Our first point of interest was in the Old Town centre: the Astronomical Clock and Town Hall Tower. Just before midday, everyone was congregated in the square, waiting for the chimes to ring – and watch intently as the clock moved. We obviously weren’t in prime position, as I saw nothing, despite filming it for a couple of minutes. After a bit of research, figures are supposed to march out – much like a cuckoo clock, but instead, it’s Jesus and his apostles. I was underwhelmed given the crowds and lack of movement, but it was a beautiful piece of architecture, with lots of intricate detailing.
We then made our way to the Town Hall Tower and after climbing what seemed like hundreds of steps for a good 15 minutes (maybe even longer?) we reached the top and the viewing platform. And wow, what a view we had! The platform offered 360-degree panoramas and made for some excellent photography. It was absolute chaos though, with people standing, rather than walking around the platform – and was also very windy. On the ground floor was a beautiful stone-walled room with the most amazing decorated ceiling.

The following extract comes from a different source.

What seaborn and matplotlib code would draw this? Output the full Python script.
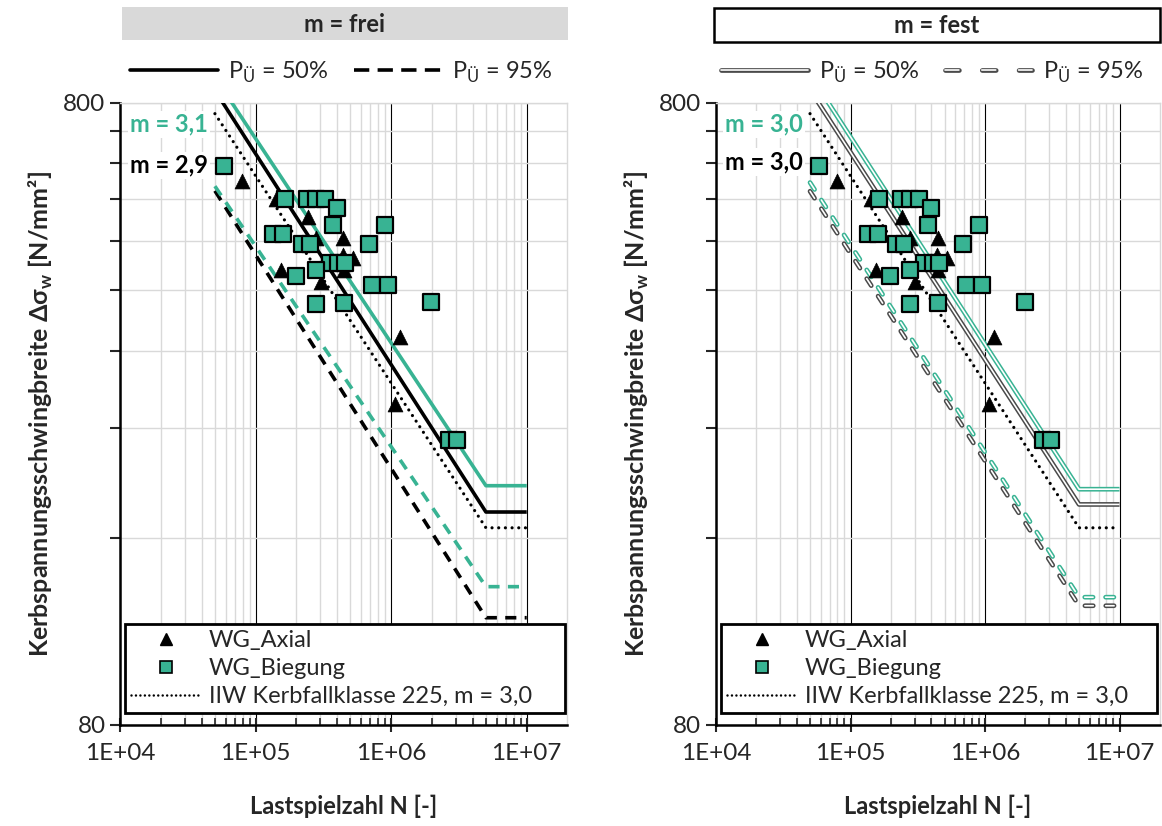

One of the buildings we saw from the viewing platform (as well as on ground level), but didn’t go inside, was the Tyn church. Recognisable by the two gothic spires, which supposedly are not symmetrical, it reminded me of some the buildings we’d seen in Budapest. It definitely had that eerie feel, almost like a Disney villain castle.
You can’t go to Prague and not walk across the Charles Bridge – so we did that, and then walked across the Manesuv most bridge, so we could photograph the famous structure. The walk was half a kilometre, with several points to stop and take photos. Along the way were many baroque statues of religious figures – and unfortunately street vendors trying to flog tat. It was fairly crowded, which is to be expected, but it was so lovely just stopping and watching the stillness of the Vltava River – and imagine it’s even more spectacular during sunrise or sunset.
A lot of people recommended visiting Prague Castle – but what I didn’t realise was that the castle grounds are vast and home to many other buildings. We didn’t actually visit the castle, but walked for ages, before reaching the St. Wenceslas' Vineyard. After a pitstop for some mulled wine for £1.30 (bargain!), we found the St. Vitus’ Cathedral: one of the most recognisable buildings in the city. It really dominates the town, with its imposing spires and it’s just as beautiful on the inside, as it is from the exterior. We went inside and admired the stained glass windows – although didn’t stay long as I’m not religious and always feel slightly awkward going into buildings such as this. It would have been amazing to stay for one of the concerts. I think a guided tour of this area would have been a good idea, too.
What are your Prague recommendations?